From an Infinite Mind perspective, this mentality reflects the mind of a hoe.

This has nothing to do with gender. It is about psychology.

A hoe is not defined simply by behavior, but by dependence on authority for direction.

The Core Psychology

The mind of a hoe does not move from internal command. It moves from external control.

It performs when it is told to perform.

It works when it is ordered to work.

It becomes structured when someone else imposes structure.

But when no authority is present, the person becomes directionless.

This reveals something important: the discipline was never truly theirs. It belonged to the person controlling them.

Borrowed Purpose

The mind of a hoe thrives under someone else's program.

Give that mind a boss, a set of instructions, and consequences for failure, and suddenly everything becomes sharp and organized. The person becomes responsible, alert, and dependable.

But remove the authority figure and the motivation collapses.

Why?

Because the mind was never trained to generate purpose internally. It was trained to serve someone else's purpose.

The hoe mentality lives through borrowed direction.

Obedience Without Self-Government

At work, this mind will often appear impressive. It follows instructions precisely and may even outperform others in tasks assigned by authority.

But ask that same person to build something for themselves—start a project, pursue an idea, discipline their own time—and the energy fades.

This reveals a deeper truth.

The mind of a hoe is excellent at obedience but weak in self-government.

It can follow orders.

It struggles to command itself.

Authority as a Psychological Switch

For a person with this mentality, authority functions like a switch.

When the boss appears, the switch turns on. Productivity begins. Structure appears. Discipline emerges.

When the boss disappears, the switch turns off.

The person returns to a passive mental state, waiting to be directed again.

This is why some individuals can maintain perfect behavior under supervision but fail to apply that same energy to their own life.

Their mind has been conditioned to respond to control rather than vision.

The Infinite Mind View

From an Infinite Mind perspective, the difference between a hoe mind and a sovereign mind is simple.
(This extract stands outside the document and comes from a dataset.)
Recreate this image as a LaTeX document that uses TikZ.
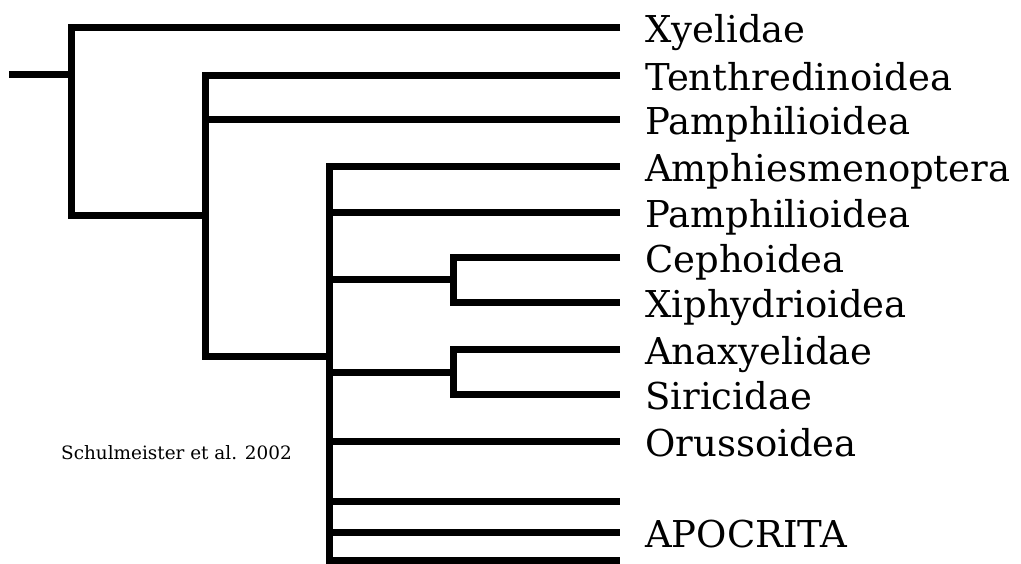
\documentclass[tikz,border=0pt]{standalone}
\usepackage{fontspec}
\setmainfont{DejaVu Serif}
\begin{document}
\begin{tikzpicture}[x=1pt,y=-1pt,
  br/.style={line width=7pt,line join=miter,line cap=butt},
  taxon/.style={anchor=base west,inner sep=0pt,font=\fontsize{37}{37}\selectfont},
  cite/.style={anchor=base west,inner sep=0pt,font=\fontsize{18.4}{18.4}\selectfont}]
\useasboundingbox (0,0) rectangle (1021,563);
% leaf ends and labels
\def\lx{620}
\foreach \n/\y in {xyel/27.5,tenth/75,pamA/119.5,amph/166,pamB/212.7,ceph/257.3,xiph/302.3,anax/349.3,siric/394,oruss/441.3,apA/501.7,apoc/532.7,apB/560.7}
  {\coordinate (e-\n) at (\lx,\y);}
\node[taxon] (t-xyel)  at (645,27.5+15) {Xyelidae};
\node[taxon] (t-tenth) at (645,75+15) {Tenthredinoidea};
\node[taxon] (t-pamA)  at (645,119.5+15) {Pamphilioidea};
\node[taxon] (t-amph)  at (645,166+15) {Amphiesmenoptera};
\node[taxon] (t-pamB)  at (645,212.7+15) {Pamphilioidea};
\node[taxon] (t-ceph)  at (645,257.3+15) {Cephoidea};
\node[taxon] (t-xiph)  at (645,302.3+15) {Xiphydrioidea};
\node[taxon] (t-anax)  at (645,349.3+15) {Anaxyelidae};
\node[taxon] (t-siric) at (645,394+15) {Siricidae};
\node[taxon] (t-oruss) at (645,441.3+15) {Orussoidea};
\node[taxon] (t-apoc)  at (645,532.7+15) {APOCRITA};
\node[cite] (cite) at (61,459) {Schulmeister et al. 2002};
% internal nodes
\coordinate (root) at (9,74);
\coordinate (n1) at (71.5,74);
\coordinate (n2) at (205,215);
\coordinate (n3) at (329,356);
\coordinate (n4) at (453.3,279.3);
\coordinate (n5) at (453.3,372.3);
% branches
\draw[br] (root) -- (n1);
\draw[br] (e-xyel) -| (n1) |- (n2);
\draw[br] (e-tenth) -| (n2) |- (n3);
\draw[br] (n2) |- (e-pamA);
\draw[br] (e-amph) -| (n3) |- (e-apB);
\draw[br] (n3) |- (e-pamB);
\draw[br] (n3 |- n4) -- (n4);
\draw[br] (n3 |- n5) -- (n5);
\draw[br] (n3) |- (e-oruss);
\draw[br] (n3) |- (e-apA);
\draw[br] (n3) |- (e-apoc);
\draw[br] (e-ceph) -| (n4) |- (e-xiph);
\draw[br] (e-anax) -| (n5) |- (e-siric);
\end{tikzpicture}
\end{document}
The hoe mind needs someone above it.

The sovereign mind becomes the authority within itself.

One waits for direction.

The other creates direction.

One performs for someone else's goals.

The other builds its own system of purpose.

The Realization

When a person recognizes this pattern within themselves, it can be uncomfortable. But awareness is the first step toward transformation.

The question becomes:

Why can I give my best energy to someone else's dream, but not to my own?

That question forces a person to confront the possibility that their discipline has been conditioned by control, not cultivated through self-command.

Final Insight

The mind of a hoe is not about weakness or lack of intelligence.

It is about dependency on authority for movement.

The moment a person learns to command their own mind—to wake up, work, and build whether someone is watching or not—they break out of that mentality.

They stop performing for a system.

They begin creating one.

And in that moment, the mind stops behaving like a hoe and starts operating like a sovereign.